Since the element of surprise had now been lost, the man who had cut the power and phone lines fixed three small charges of plastic explosive to the top, middle and bottom edge of the door on the side where the hinges were and wired them together to a fuse before joining his companions a short distance away. When the blast went off all three ran back, kicked the door open in reverse and rushed inside, wielding powerful torch beams that cut the darkness like scalpels.
In less than two minutes, they had searched every room in the house. The only inhabitant who tried to put up a fight was Antonio, the fifty-year-old head of the family. He was subdued by a pistol shot to his left kneecap and beaten unconscious. The operation then proceeded as planned and without further interruption. The mother and her eldest son and two daughters were locked up in one of the bedrooms, after which the intruders turned their attention to Francesco Nicastro. He had not made any attempt to protest or resist. Indeed, he still looked dozy and lost in his dreams. The man who had spoken angrily earlier felled him wi
th a massive blow to the face, then picked him up like a sack of barley and threw him on to the bed. He prised his jaws open and wedged the teeth on either side with chunks of rubber cut from an old tractor tyre. One of the other men gripped the boy’s tongue firmly with a pair of pliers while the leader sliced off a chunk of it with a razor blade. All three then clattered back down the stairs, got into the Jeep and drove away.
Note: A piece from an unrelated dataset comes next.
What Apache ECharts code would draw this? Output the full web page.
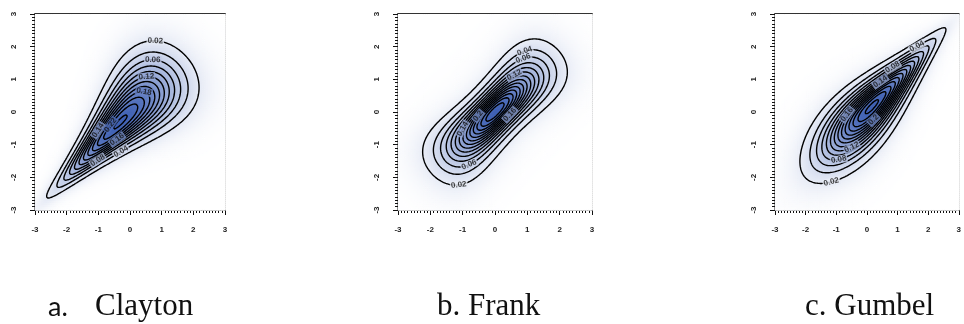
<!DOCTYPE html>
<html>
<head>
<meta charset="utf-8">
<script src="https://cdn.jsdelivr.net/npm/echarts@6/dist/echarts.min.js"></script>
<style>
  html, body { margin: 0; padding: 0; background: #fff; }
  #chart { width: 964px; height: 324px; }
</style>
</head>
<body>
<div id="chart"></div>
<script>
// tick labels on both axes
const axisTicks = [-3, -2, -1, 0, 1, 2, 3];
// copula families, caption letters and parameters
const copulaNames = ['Clayton', 'Frank', 'Gumbel'];
const captionLetters = ['a.', 'b.', 'c.'];
const copulaThetas = [2, 7, 2.4];
// contour levels of the joint density (normal margins)
const contourLevels = [0.02, 0.04, 0.06, 0.08, 0.1, 0.12, 0.14, 0.16, 0.18, 0.2,
  0.22, 0.24, 0.26, 0.28, 0.3, 0.32, 0.34, 0.36, 0.38, 0.4, 0.42, 0.44, 0.46, 0.48];
// labelled contours: [level, x, y] roughly where the label sits
const claytonLabels = [[0.02, 0.8, 2.0], [0.06, 0.7, 1.45], [0.12, 0.55, 0.85], [0.18, 0.4, 0.45],
  [0.04, -0.25, -1.25], [0.08, -1.0, -1.5], [0.14, -1.05, -0.55], [0.22, -0.7, -0.35], [0.16, -0.35, -0.95]];
const frankLabels = [[0.04, 1.0, 1.65], [0.06, 1.0, 1.25], [0.12, 0.75, 0.85], [0.06, -0.85, -1.5],
  [0.02, -1.15, -2.1], [0.14, -0.85, -0.6], [0.2, -0.45, -0.2], [0.16, 0.55, -0.15]];
const gumbelLabels = [[0.04, 1.7, 1.9], [0.08, 0.85, 1.4], [0.12, -0.6, -0.85], [0.08, -0.9, -1.5],
  [0.02, -1.2, -2.05], [0.16, -0.55, -0.15], [0.14, 0.45, 0.95], [0.2, 0.35, -0.35]];
const panelLabels = [claytonLabels, frankLabels, gumbelLabels];

const gridLeft = [35, 398, 775];
const gridWidth = [190, 194, 195];
const GRID_TOP = 14, GRID_H = 196;

const normPdf = x => Math.exp(-x * x / 2) / Math.sqrt(2 * Math.PI);
const normCdf = x => {
  const t = 1 / (1 + 0.2316419 * Math.abs(x));
  const p = normPdf(x) * t * (0.319381530 + t * (-0.356563782 + t * (1.781477937 + t * (-1.821255978 + t * 1.330274429))));
  return x > 0 ? 1 - p : p;
};
const clayton = (u, v, th) =>
  (1 + th) * Math.pow(u * v, -th - 1) * Math.pow(Math.pow(u, -th) + Math.pow(v, -th) - 1, -2 - 1 / th);
const frank = (u, v, th) => {
  const a = 1 - Math.exp(-th);
  const den = a - (1 - Math.exp(-th * u)) * (1 - Math.exp(-th * v));
  return th * a * Math.exp(-th * (u + v)) / (den * den);
};
const gumbel = (u, v, th) => {
  const lu = -Math.log(u), lv = -Math.log(v);
  const A = Math.pow(lu, th) + Math.pow(lv, th);
  return Math.exp(-Math.pow(A, 1 / th)) / (u * v) * Math.pow(A, -2 + 2 / th) *
    Math.pow(lu * lv, th - 1) * (1 + (th - 1) * Math.pow(A, -1 / th));
};
const copulas = [clayton, frank, gumbel];
const density = (k, x, y) => copulas[k](normCdf(x), normCdf(y), copulaThetas[k]) * normPdf(x) * normPdf(y);

const shadeColor = t => {
  t = Math.max(0, Math.min(1, t));
  const r = Math.round(255 + (62 - 255) * t);
  const g = Math.round(255 + (96 - 255) * t);
  const b = Math.round(255 + (180 - 255) * t);
  return `rgb(${r},${g},${b})`;
};

function densityGrid(k, N, h) {
  const z = [];
  for (let j = 0; j <= N; j++) {
    z.push([]);
    for (let i = 0; i <= N; i++) z[j].push(density(k, -3 + i * h, -3 + j * h));
  }
  return z;
}
// marching squares, joined into polylines
function traceLevel(z, N, h, L) {
  const segs = [];
  const pt = (i1, j1, i2, j2) => {
    const z1 = z[j1][i1], z2 = z[j2][i2];
    const t = (L - z1) / (z2 - z1);
    return [-3 + (i1 + (i2 - i1) * t) * h, -3 + (j1 + (j2 - j1) * t) * h];
  };
  for (let j = 0; j < N; j++) {
    for (let i = 0; i < N; i++) {
      const a = z[j][i] >= L, b = z[j][i + 1] >= L, c = z[j + 1][i + 1] >= L, d = z[j + 1][i] >= L;
      // edges: bottom, right, top, left
      const e = [];
      if (a !== b) e.push({ key: (j * (N + 1) + i) * 2, p: pt(i, j, i + 1, j) });
      if (b !== c) e.push({ key: (j * (N + 1) + i + 1) * 2 + 1, p: pt(i + 1, j, i + 1, j + 1) });
      if (d !== c) e.push({ key: ((j + 1) * (N + 1) + i) * 2, p: pt(i, j + 1, i + 1, j + 1) });
      if (a !== d) e.push({ key: (j * (N + 1) + i) * 2 + 1, p: pt(i, j, i, j + 1) });
      if (e.length === 2) segs.push([e[0], e[1]]);
      else if (e.length === 4) {
        const centre = (z[j][i] + z[j][i + 1] + z[j + 1][i + 1] + z[j + 1][i]) / 4 >= L;
        if (a !== centre) { segs.push([e[3], e[0]]); segs.push([e[1], e[2]]); }
        else { segs.push([e[0], e[1]]); segs.push([e[2], e[3]]); }
      }
    }
  }
  const byKey = new Map();
  segs.forEach((s, idx) => s.forEach(end => {
    if (!byKey.has(end.key)) byKey.set(end.key, []);
    byKey.get(end.key).push(idx);
  }));
  const used = new Uint8Array(segs.length);
  const lines = [];
  const walk = (key, add) => {
    for (;;) {
      const next = byKey.get(key).find(id => !used[id]);
      if (next === undefined) return;
      used[next] = 1;
      const s = segs[next];
      const other = s[0].key === key ? s[1] : s[0];
      add(other.p);
      key = other.key;
    }
  };
  for (let s0 = 0; s0 < segs.length; s0++) {
    if (used[s0]) continue;
    used[s0] = 1;
    const pts = [segs[s0][0].p, segs[s0][1].p];
    walk(segs[s0][1].key, p => pts.push(p));
    walk(segs[s0][0].key, p => pts.unshift(p));
    lines.push(pts);
  }
  return lines;
}

const grids = [], xAxes = [], yAxes = [], series = [], graphics = [];
const CN = 150, CH = 6 / CN;   // contour grid
const SN = 100, SH = 6 / SN;   // shading grid

copulaNames.forEach((name, k) => {
  grids.push({ left: gridLeft[k], top: GRID_TOP, width: gridWidth[k], height: GRID_H,
    show: true, borderColor: '#333', borderWidth: 1, backgroundColor: 'transparent' });
  const tickStyle = { color: '#111', width: 1 };
  xAxes.push({
    gridIndex: k, type: 'value', min: axisTicks[0], max: axisTicks[axisTicks.length - 1], interval: 1,
    axisLine: { show: true, onZero: false, lineStyle: { color: '#111', width: 1.2 } },
    axisTick: { show: true, length: 5, lineStyle: tickStyle },
    minorTick: { show: true, splitNumber: 10, length: 3, lineStyle: tickStyle },
    splitLine: { show: false },
    axisLabel: { fontSize: 8, color: '#222', margin: 16, fontFamily: 'Liberation Sans', fontWeight: 'bold' }
  });
  xAxes.push({
    gridIndex: k, type: 'value', position: 'top', min: -3, max: 3,
    axisLine: { show: true, onZero: false, lineStyle: { color: '#333', width: 2 } },
    axisTick: { show: false }, axisLabel: { show: false }, splitLine: { show: false }
  });
  yAxes.push({
    gridIndex: k, type: 'value', min: axisTicks[0], max: axisTicks[axisTicks.length - 1], interval: 1,
    axisLine: { show: true, onZero: false, lineStyle: { color: '#111', width: 1.2 } },
    axisTick: { show: true, length: 5, lineStyle: tickStyle },
    minorTick: { show: true, splitNumber: 10, length: 3, lineStyle: tickStyle },
    splitLine: { show: false },
    axisLabel: { fontSize: 8, color: '#222', margin: 17, rotate: 90, fontFamily: 'Liberation Sans', fontWeight: 'bold' }
  });

  // shading cells
  const cells = [];
  let fmax = 0;
  for (let j = 0; j < SN; j++) {
    for (let i = 0; i < SN; i++) {
      const x = -3 + (i + 0.5) * SH, y = -3 + (j + 0.5) * SH;
      const v = density(k, x, y);
      fmax = Math.max(fmax, v);
      cells.push([x, y, v]);
    }
  }
  const shadeOf = v => shadeColor(Math.pow(v / fmax, 0.8));
  series.push({
    type: 'custom', xAxisIndex: 2 * k, yAxisIndex: k, silent: true, progressive: 0,
    animation: false, data: cells,
    renderItem: (params, api) => {
      const x = api.value(0), y = api.value(1);
      const p1 = api.coord([x - SH / 2, y + SH / 2]);
      const p2 = api.coord([x + SH / 2, y - SH / 2]);
      return { type: 'rect', shape: { x: p1[0], y: p1[1], width: p2[0] - p1[0] + 0.7, height: p2[1] - p1[1] + 0.7 },
        style: { fill: shadeOf(api.value(2)) } };
    }
  });

  // contour lines
  const z = densityGrid(k, CN, CH);
  const linesByLevel = {};
  const polyData = [];
  contourLevels.forEach(L => {
    const ls = traceLevel(z, CN, CH, L);
    linesByLevel[L] = ls;
    ls.forEach(p => polyData.push({ coords: p }));
  });
  series.push({
    type: 'lines', coordinateSystem: 'cartesian2d', xAxisIndex: 2 * k, yAxisIndex: k,
    polyline: true, silent: true, animation: false, progressive: 0, data: polyData,
    lineStyle: { color: '#000', width: 1.4, opacity: 1, cap: 'round', join: 'round' }
  });

  // contour labels, snapped onto their line
  const sx = gridWidth[k] / 6, sy = GRID_H / 6;
  const labelData = panelLabels[k].map(([L, ax, ay]) => {
    let best = null, bd = Infinity;
    (linesByLevel[L] || []).forEach(p => p.forEach((q, idx) => {
      const d = (q[0] - ax) ** 2 + (q[1] - ay) ** 2;
      if (d < bd) { bd = d; best = { p, idx }; }
    }));
    if (!best) return null;
    const { p, idx } = best;
    const q0 = p[Math.max(0, idx - 2)], q1 = p[Math.min(p.length - 1, idx + 2)];
    let rot = Math.atan2((q1[1] - q0[1]) * sy, (q1[0] - q0[0]) * sx) * 180 / Math.PI;
    if (rot > 90) rot -= 180;
    if (rot < -90) rot += 180;
    const q = p[idx];
    return {
      value: [q[0], q[1]],
      label: { rotate: rot, backgroundColor: shadeOf(density(k, q[0], q[1])), formatter: String(L) }
    };
  }).filter(Boolean);
  series.push({
    type: 'scatter', xAxisIndex: 2 * k, yAxisIndex: k, symbolSize: 0, silent: true, animation: false,
    z: 5, data: labelData,
    label: { show: true, position: 'inside', fontSize: 8, fontWeight: 'bold', color: '#111',
      fontFamily: 'Liberation Sans', padding: [0, 1] }
  });
});

// captions
graphics.push({ type: 'text', x: 48, y: 307, style: { text: captionLetters[0], fontSize: 27, fontFamily: 'Lato', fill: '#111', verticalAlign: 'middle' } });
graphics.push({ type: 'text', x: 95, y: 307, style: { text: copulaNames[0], fontSize: 31, fontFamily: 'Liberation Serif', fill: '#111', verticalAlign: 'middle' } });
graphics.push({ type: 'text', x: 437, y: 307, style: { text: captionLetters[1] + ' ' + copulaNames[1], fontSize: 31, fontFamily: 'Liberation Serif', fill: '#111', verticalAlign: 'middle' } });
graphics.push({ type: 'text', x: 805, y: 307, style: { text: captionLetters[2] + ' ' + copulaNames[2], fontSize: 31, fontFamily: 'Liberation Serif', fill: '#111', verticalAlign: 'middle' } });

const chart = echarts.init(document.getElementById('chart'));
chart.setOption({
  animation: false,
  grid: grids,
  xAxis: xAxes,
  yAxis: yAxes,
  series: series,
  graphic: graphics
});
</script>
</body>
</html>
Across the street, Maria tried to block out the cacophony of screams emanating from the Nicastro house. The knowledge that her predictions had been validated brought no comfort. Her prayers had been powerless, she was powerless, they were all powerless. She walked in slow, painful steps down the stairs to the living room and the only phone in the house.
‘Send an ambulance at once,’ Maria told the emergency operator. ‘There’s been a terrible accident.’
Martin Nguyen’s driver had been unbeatable when it came to getting maximum respect on the autostrada down from Rome, but faced with the task of finding his way around Cosenza it rapidly became clear that he didn’t have a clue. The limo was much too good to give up — leather seats, tinted windows and a/c that really worked — but under the terms of the leasing agreement no one else was allowed to drive it. Martin’s solution had been to call a cab to the Rende International Residence, then slip the guy enough cash to have him park his vehicle and act as navigator for the clueless romano.
They reached the Hotel Centrale at twenty to five. The air was mild and welcoming, but it was still dark. Tom Newman was waiting outside, and he and Martin proceeded to Aeroscan Surveying’s base in the outlying southern suburbs of the city. Neither of the Americans had been able to get breakfast at their respective hotels before leaving, so Phil Larson instantly went up a notch in Martin’s estimation by having brewed up a pot of coffee and bought some pastries from a bakery that opened early. Once Phil had got through giving them a long story about some break-in the previous night — ‘Nothing missing, it looks like, but you know how you feel kind of violated?’ — Martin opened his aluminium briefcase and passed a thick sheaf of printed matter across the desk.